▶ [What this task involves]: All the data should be repeated exactly. Any image in it is left out.
'''
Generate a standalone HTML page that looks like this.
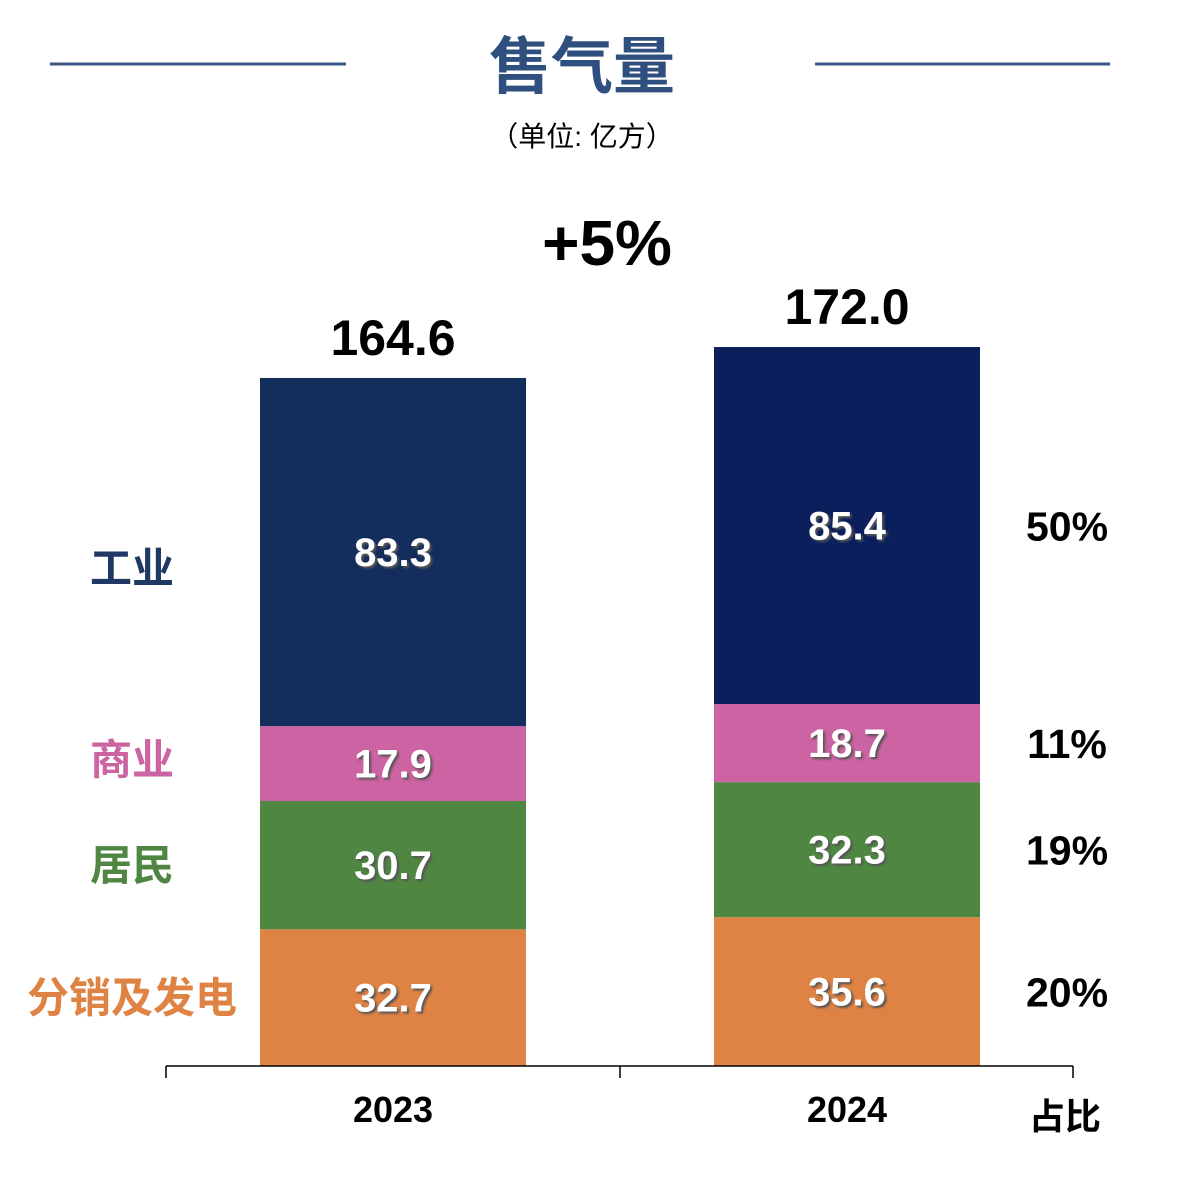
<!DOCTYPE html>
<html><head><meta charset="utf-8"><style>
body{margin:0;background:#fff;}
svg text{font-family:"Liberation Sans","Noto Sans CJK SC",sans-serif;font-weight:bold;}
</style></head><body>
<svg id="c" width="1196" height="1184">
<line x1="50" y1="64" x2="346" y2="64" stroke="#3a5585" stroke-width="3"/>
<line x1="815" y1="64" x2="1110" y2="64" stroke="#3a5585" stroke-width="3"/>
<text x="582" y="88" font-size="62" fill="#2f4f7f" text-anchor="middle">售气量</text>
<text x="582" y="146" font-size="28" fill="#000" text-anchor="middle" style="font-weight:normal">（单位: 亿方）</text>
<text x="607" y="265" font-size="64" fill="#000" text-anchor="middle">+5%</text>
<g id="bars"></g>
<line x1="166" y1="1066" x2="1073" y2="1066" stroke="#000" stroke-width="1.5"/>
<g id="ticks"></g>
<text x="1065" y="1129" font-size="36" fill="#000" text-anchor="middle">占比</text>
</svg>
<script>
const years=["2023","2024"];
const industrial=[83.3,85.4];
const commercial=[17.9,18.7];
const residential=[30.7,32.3];
const distribution=[32.7,35.6];
const totals=["164.6","172.0"];
const shares2024=["20%","19%","11%","50%"];
const catNames=["分销及发电","居民","商业","工业"];
const ns="http://www.w3.org/2000/svg";
const base=1066, scale=4.18, barW=266;
const xCenter=i=>393+i*454;
const y=v=>base-v*scale;
const colors=[["#df8344","#4f8742","#cc63a2","#132d5c"],["#df8344","#4f8742","#cc63a2","#0b1f5c"]];
const labelColors=["#df8344","#4f8742","#cc63a2","#1f3864"];
const series=[distribution,residential,commercial,industrial];
const g=document.getElementById('bars');
function mk(tag,attrs,txt){const e=document.createElementNS(ns,tag);for(const k in attrs)e.setAttribute(k,attrs[k]);if(txt!==undefined)e.textContent=txt;g.appendChild(e);return e;}
years.forEach((yr,i)=>{
  let cum=0;
  series.forEach((s,k)=>{
    const v=s[i];
    const r=mk('rect',{x:xCenter(i)-barW/2,y:y(cum+v),width:barW,height:v*scale,fill:colors[i][k]});
    
    
    const t=mk('text',{x:xCenter(i),y:y(cum+v/2)+14,'font-size':40,fill:'#fff','text-anchor':'middle',style:'text-shadow:2px 2px 2px #555'},v.toFixed(1));
    
    
    if(i===1){
      const p=mk('text',{x:1067,y:y(cum+v/2)+15,'font-size':41,fill:'#000','text-anchor':'middle'},shares2024[k]);
      
      
    }
    if(i===0){
      const c=mk('text',{x:132,y:y(cum+v/2)+(k===3?31:k===2?11:15),'font-size':42,fill:labelColors[k],'text-anchor':'middle'},catNames[k]);
      
      
    }
    cum+=v;
  });
  const tt=mk('text',{x:xCenter(i),y:y(cum)-23,'font-size':50,fill:'#000','text-anchor':'middle'},totals[i]);
  
  
  const yl=mk('text',{x:xCenter(i),y:1122,'font-size':36,fill:'#000','text-anchor':'middle'},yr);
  
  
});
[166,620,1073].forEach((x,j)=>{
  const l=mk('line',{x1:x,y1:1066,x2:x,y2:1078,stroke:'#000','stroke-width':1.5});
  
  
});
</script>
</body></html>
'''
▶ [Solved problem]:
Generate a standalone HTML page that looks like this.
<!DOCTYPE html>
<html><head><meta charset="utf-8"><style>
body{margin:0;background:#fff;}
svg text{font-family:"Liberation Sans","Noto Sans CJK SC",sans-serif;font-weight:bold;}
</style></head><body>
<svg id="c" width="1196" height="1184">
<line x1="50" y1="64" x2="346" y2="64" stroke="#3a5585" stroke-width="3"/>
<line x1="815" y1="64" x2="1110" y2="64" stroke="#3a5585" stroke-width="3"/>
<text x="582" y="88" font-size="62" fill="#2f4f7f" text-anchor="middle">售气量</text>
<text x="582" y="146" font-size="28" fill="#000" text-anchor="middle" style="font-weight:normal">（单位: 亿方）</text>
<text x="607" y="265" font-size="64" fill="#000" text-anchor="middle">+5%</text>
<g id="bars"></g>
<line x1="166" y1="1066" x2="1073" y2="1066" stroke="#000" stroke-width="1.5"/>
<g id="ticks"></g>
<text x="1065" y="1129" font-size="36" fill="#000" text-anchor="middle">占比</text>
</svg>
<script>
const years=["2023","2024"];
const industrial=[83.3,85.4];
const commercial=[17.9,18.7];
const residential=[30.7,32.3];
const distribution=[32.7,35.6];
const totals=["164.6","172.0"];
const shares2024=["20%","19%","11%","50%"];
const catNames=["分销及发电","居民","商业","工业"];
const ns="http://www.w3.org/2000/svg";
const base=1066, scale=4.18, barW=266;
const xCenter=i=>393+i*454;
const y=v=>base-v*scale;
const colors=[["#df8344","#4f8742","#cc63a2","#132d5c"],["#df8344","#4f8742","#cc63a2","#0b1f5c"]];
const labelColors=["#df8344","#4f8742","#cc63a2","#1f3864"];
const series=[distribution,residential,commercial,industrial];
const g=document.getElementById('bars');
function mk(tag,attrs,txt){const e=document.createElementNS(ns,tag);for(const k in attrs)e.setAttribute(k,attrs[k]);if(txt!==undefined)e.textContent=txt;g.appendChild(e);return e;}
years.forEach((yr,i)=>{
  let cum=0;
  series.forEach((s,k)=>{
    const v=s[i];
    const r=mk('rect',{x:xCenter(i)-barW/2,y:y(cum+v),width:barW,height:v*scale,fill:colors[i][k]});
    
    
    const t=mk('text',{x:xCenter(i),y:y(cum+v/2)+14,'font-size':40,fill:'#fff','text-anchor':'middle',style:'text-shadow:2px 2px 2px #555'},v.toFixed(1));
    
    
    if(i===1){
      const p=mk('text',{x:1067,y:y(cum+v/2)+15,'font-size':41,fill:'#000','text-anchor':'middle'},shares2024[k]);
      
      
    }
    if(i===0){
      const c=mk('text',{x:132,y:y(cum+v/2)+(k===3?31:k===2?11:15),'font-size':42,fill:labelColors[k],'text-anchor':'middle'},catNames[k]);
      
      
    }
    cum+=v;
  });
  const tt=mk('text',{x:xCenter(i),y:y(cum)-23,'font-size':50,fill:'#000','text-anchor':'middle'},totals[i]);
  
  
  const yl=mk('text',{x:xCenter(i),y:1122,'font-size':36,fill:'#000','text-anchor':'middle'},yr);
  
  
});
[166,620,1073].forEach((x,j)=>{
  const l=mk('line',{x1:x,y1:1066,x2:x,y2:1078,stroke:'#000','stroke-width':1.5});
  
  
});
</script>
</body></html>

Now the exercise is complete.